Could the woman who has let this monster of flesh overmaster her by such insidious degrees that she cannot remember the simple joy of lightness of foot, but for a moment exchange her corporal prison for the litheness and freedom of the alert Diana, who chases balls over the golf links, she would move heaven and earth and accept any discipline rather than submit to such death in life, as her imprisonment actually is.
From the first trying consciousness of weakness and weight, obesity imposes on its victim daily-increasing, petty pin-pricks of unnamable discomfort, and transforms the simplest pleasures into painful exertion. Wherever the fat woman finds herself in a crowd—and where can she avoid it in the metropolis?—she is in effect an intruder. For, she occupies twice the space to which she is entitled, and inflicts upon her companions, through every one of her excessive pounds, just so much additional fatigue and discomfort.

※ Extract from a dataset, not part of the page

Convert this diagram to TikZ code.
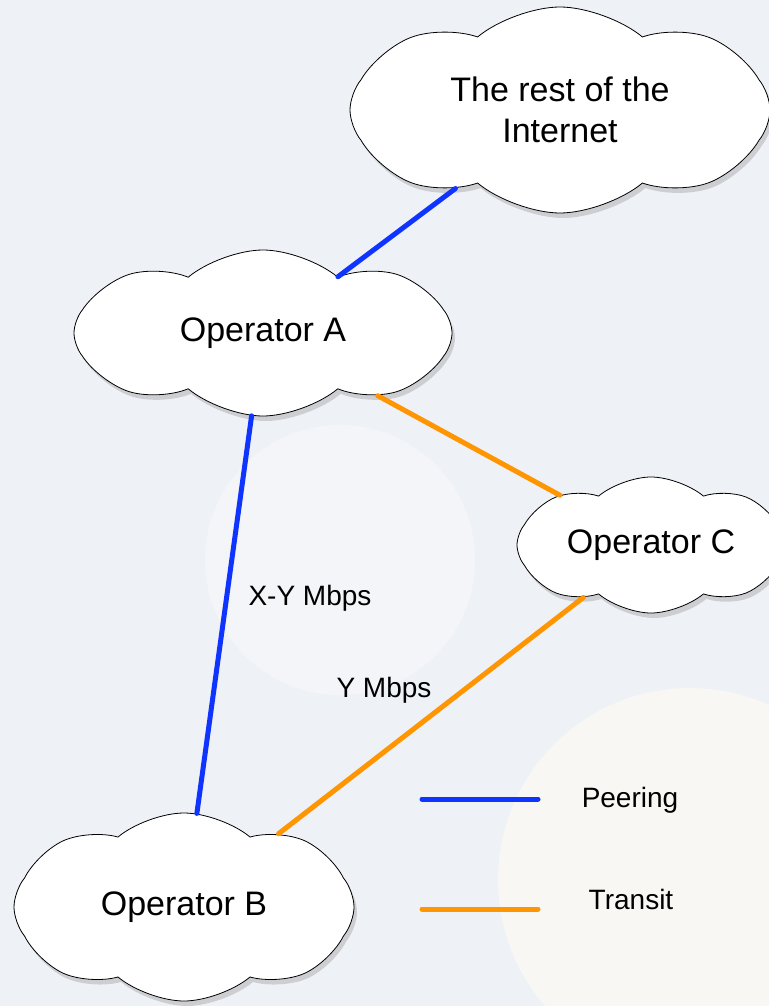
\documentclass[tikz,border=0pt]{standalone}
\usepackage{fontspec}
\setmainfont{Liberation Sans}
\usetikzlibrary{positioning,shadows,shapes.symbols}
\definecolor{bgcol}{HTML}{EEF1F6}
\definecolor{warmcol}{HTML}{F8F7F3}
\definecolor{peercol}{HTML}{1034FF}
\definecolor{transcol}{HTML}{FF9500}
\tikzstyle{operator}=[
  cloud,
  cloud puffs=8,
  cloud puff arc=80,
  cloud ignores aspect,
  draw=black,
  fill=white,
  thin,
  align=center,
  inner sep=0pt,
  font={\fontsize{17}{20.5}\selectfont},
  drop shadow={shadow xshift=1.5pt,shadow yshift=-2.5pt,opacity=.3},
]
\tikzstyle{link}=[
  line width=2.5pt,
  line cap=round,
]
\tikzstyle{peering}=[link, draw=peercol]
\tikzstyle{transit}=[link, draw=transcol]
\tikzstyle{linklabel}=[
  font={\fontsize{14}{16}\selectfont},
  inner sep=0pt,
]
\tikzset{
  x=.5pt,
  y=-.5pt,
}

\begin{document}
\begin{tikzpicture}
  \fill [bgcol] (0,0) rectangle (769,1006);
  \useasboundingbox (0,0) rectangle (769,1006);
  %% faint backdrop
  \fill [white, opacity=.3] (340,560) circle (135);
  \fill [warmcol] (690,880) circle (192);
  %%
  \node (internet) [operator, minimum width=210pt, minimum height=103pt] at (560,110) {The rest of the\\Internet};
  \node (opa) [operator, minimum width=189pt, minimum height=83pt] at (263,333) {Operator A};
  \node (opc) [operator, minimum width=134pt, minimum height=68pt] at (651,545) {Operator C};
  \node (opb) [operator, minimum width=170pt, minimum height=94pt] at (184,907) {Operator B};
  %%
  \draw [peering] (internet) -- (opa);
  \draw [peering] (opa) -- (opb);
  \draw [transit] (opa) -- (opc);
  \draw [transit] (opc) -- (opb);
  \node (xy) [linklabel] at (310,598) {X-Y Mbps};
  \node (y) [linklabel] at (384,690) {Y Mbps};
  %% legend
  \coordinate (P1) at (422,799);
  \coordinate (P2) at (538,799);
  \coordinate (T1) at (422,909);
  \coordinate (T2) at (538,909);
  \draw [peering] (P1) -- (P2);
  \draw [transit] (T1) -- (T2);
  \node (peerkey) [linklabel] at (630,800) {Peering};
  \node (transkey) [linklabel] at (631,899) {Transit};
\end{tikzpicture}
\end{document}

Too often, this so redundant flesh seems to serve as a bullet-proof armor, repelling all consciousness of the rights of others. The woman who makes a god of her stomach is incorrigible, and I fear no word of mine will avail to induce her to reform. She is the innately selfish woman who makes her very existence an offense.

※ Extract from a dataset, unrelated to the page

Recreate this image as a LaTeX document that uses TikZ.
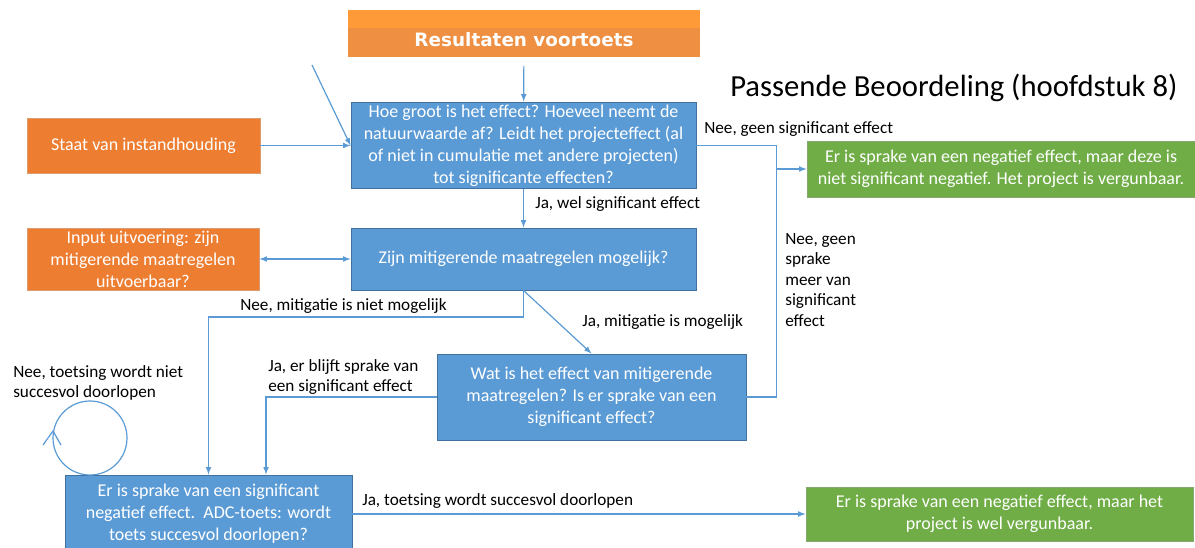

All defects are in the nature of ugliness, but certain ones are more degrading than others; and of these obesity, which is a deformity, is signally ignoble, for it gives unseemly prominence to the grossest part of the body, and pampers flesh at the expense of the soul and mind. Living to eat is debasing life to its lowest terms, on a plane with mere animal life; and the man or woman who does this often fails to evince even the instinct and discretion with which the higher order of beasts control their appetites.